A shift in how we see cell stress
This research adds to growing evidence that redox regulation – once thought of as a side effect of cell stress – is actually a central part of how cells control key processes like growth, repair and ageing. The study complements earlier findings from the same team showing that CDK2, a key cell cycle protein inhibited by p21, is also directly regulated by oxidation – further illustrating how redox signalling can finely tune the balance between cell growth and arrest.
Dr Julia Vorhauser, co-lead author and Postdoctoral Training Fellow in the Post-translational Modifications and Cell Proliferation Group, said: “By understanding how p21’s oxidation state controls its stability and interactions, we’ve uncovered a completely new layer of regulation in the cell cycle. This could be a useful target in cancer – especially in tumours where p21 is present but misregulated.”
The team is now looking at how this redox switch behaves in different types of cancer and trying to determine whether it could be exploited to design better combination treatments.
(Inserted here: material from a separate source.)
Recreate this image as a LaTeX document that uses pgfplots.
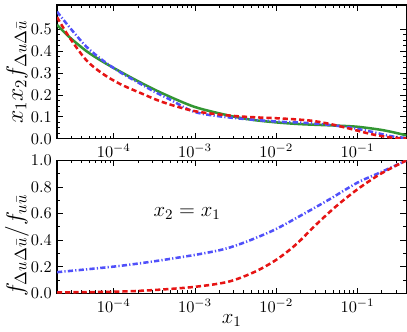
\documentclass[border=0pt]{standalone}
\usepackage{fix-cm}
\usepackage{pgfplots}
\pgfplotsset{compat=1.18}

\definecolor{cgreen}{RGB}{50,150,50}
\definecolor{cblue}{RGB}{80,80,250}
\definecolor{cred}{RGB}{230,20,20}

\tikzset{
  grn/.style={cgreen, line width=1.7pt, smooth},
  blu/.style={cblue, line width=1.7pt, smooth, dash pattern=on 3.5pt off 1.5pt on 0.8pt off 1.5pt},
  rd/.style={cred, line width=1.7pt, smooth, dash pattern=on 3.5pt off 2pt},
}

\begin{document}
\begin{tikzpicture}
\begin{axis}[name=top,
  width=235pt, height=90pt, scale only axis,
  xmode=log, xmin=2e-5, xmax=0.4,
  xtick={1e-4,1e-3,1e-2,1e-1},
  minor xtick={2e-5,3e-5,4e-5,5e-5,6e-5,7e-5,8e-5,9e-5,
               2e-4,3e-4,4e-4,5e-4,6e-4,7e-4,8e-4,9e-4,
               2e-3,3e-3,4e-3,5e-3,6e-3,7e-3,8e-3,9e-3,
               2e-2,3e-2,4e-2,5e-2,6e-2,7e-2,8e-2,9e-2,
               2e-1,3e-1,4e-1},
  tick align=inside,
  major tick length=4pt, minor tick length=2pt,
  tick style={black, line width=0.6pt},
  axis line style={line width=0.8pt},
  tick label style={font=\fontsize{11}{13}\selectfont},
  yticklabel style={/pgf/number format/.cd, fixed, fixed zerofill, precision=1},
  ymin=0, ymax=0.61,
  ytick={0,0.1,0.2,0.3,0.4,0.5},
  minor y tick num=3,
  ylabel={$x_1x_2f_{\Delta u\Delta\bar{u}}$},
  ylabel style={font=\fontsize{16}{18}\selectfont, anchor=center, at={(axis description cs:-0.115,0.5)}},
]
% green solid
\addplot[grn] coordinates {
  (2e-5,0.52) (2.8e-5,0.466) (4.6e-5,0.40) (7.3e-5,0.352) (1.18e-4,0.308)
  (2.1e-4,0.258) (4.1e-4,0.205) (1e-3,0.145) (2.7e-3,0.105) (5e-3,0.087)
  (1e-2,0.075) (2e-2,0.067) (5e-2,0.061) (1e-1,0.055) (2.1e-1,0.039) (4e-1,0.016)
};
% blue dash-dot
\addplot[blu] coordinates {
  (2e-5,0.58) (2.8e-5,0.512) (4.6e-5,0.42) (7.3e-5,0.358) (1.18e-4,0.305)
  (2.1e-4,0.252) (3.16e-4,0.215) (5e-4,0.178) (1e-3,0.122) (2.7e-3,0.097) (1e-2,0.079)
  (2e-2,0.074) (3.9e-2,0.066) (8.3e-2,0.051) (1.5e-1,0.032) (2.6e-1,0.012) (4e-1,0.004)
};
% red dashed
\addplot[rd] coordinates {
  (2e-5,0.555) (2.8e-5,0.466) (4.6e-5,0.358) (7.3e-5,0.297) (1.18e-4,0.251)
  (2.1e-4,0.210) (4.1e-4,0.166) (1e-3,0.126) (2.7e-3,0.106) (5e-3,0.099)
  (1e-2,0.094) (1.7e-2,0.089) (2.8e-2,0.082) (4.7e-2,0.067) (8.3e-2,0.045)
  (1.5e-1,0.021) (2.6e-1,0.006) (4e-1,0.002)
};
\end{axis}

\begin{axis}[name=bot,
  at={(top.south west)}, yshift=-14.5pt, anchor=north west,
  width=235pt, height=89.5pt, scale only axis,
  xmode=log, xmin=2e-5, xmax=0.4,
  xtick={1e-4,1e-3,1e-2,1e-1},
  minor xtick={2e-5,3e-5,4e-5,5e-5,6e-5,7e-5,8e-5,9e-5,
               2e-4,3e-4,4e-4,5e-4,6e-4,7e-4,8e-4,9e-4,
               2e-3,3e-3,4e-3,5e-3,6e-3,7e-3,8e-3,9e-3,
               2e-2,3e-2,4e-2,5e-2,6e-2,7e-2,8e-2,9e-2,
               2e-1,3e-1,4e-1},
  tick align=inside,
  major tick length=4pt, minor tick length=2pt,
  tick style={black, line width=0.6pt},
  axis line style={line width=0.8pt},
  tick label style={font=\fontsize{11}{13}\selectfont},
  yticklabel style={/pgf/number format/.cd, fixed, fixed zerofill, precision=1},
  ymin=0, ymax=1,
  ytick={0,0.2,0.4,0.6,0.8,1.0},
  minor y tick num=1,
  ylabel={$f_{\Delta u\Delta\bar{u}}/f_{u\bar{u}}$},
  ylabel style={font=\fontsize{16}{18}\selectfont, anchor=center, at={(axis description cs:-0.115,0.36)}},
  xlabel={$x_1$},
  xlabel style={font=\fontsize{14}{16}\selectfont, anchor=center, at={(axis description cs:0.5,-0.20)}},
]
\addplot[blu] coordinates {
  (2e-5,0.16) (1e-4,0.202) (3e-4,0.24) (1e-3,0.29) (2e-3,0.325) (3e-3,0.355)
  (5e-3,0.405) (1e-2,0.485) (2.3e-2,0.606) (4.5e-2,0.707) (1e-1,0.833)
  (1.9e-1,0.909) (4e-1,1.0)
};
\addplot[rd] coordinates {
  (2e-5,0.008) (1e-4,0.013) (3e-4,0.025) (1e-3,0.05) (2.6e-3,0.089) (5.5e-3,0.164)
  (1e-2,0.253) (1.74e-2,0.367) (3.1e-2,0.518) (5.5e-2,0.657) (1e-1,0.783)
  (1.9e-1,0.897) (4e-1,1.0)
};
\node[font=\fontsize{14}{16}\selectfont] at (axis cs:8e-4,0.6) {$x_2 = x_1$};
\end{axis}
% small margin above the top axis, as in the reference
\path ([yshift=3.4pt]top.north west);
\end{tikzpicture}
\end{document}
While much work remains, the findings highlight a new way of thinking about how cell growth is controlled – one that could eventually be harnessed to improve cancer treatment.
Image: Artwork illustrating the cell cycle (the fiery ring) and the role of the protein p21 (white structure). A tiny chemical switch on p21 helps decide whether cells continue to divide - or enter senescence, a ‘frozen’ state where they stop for good (represented by the ice below). Artwork designed and provided by postdoc Hinyuk Lai.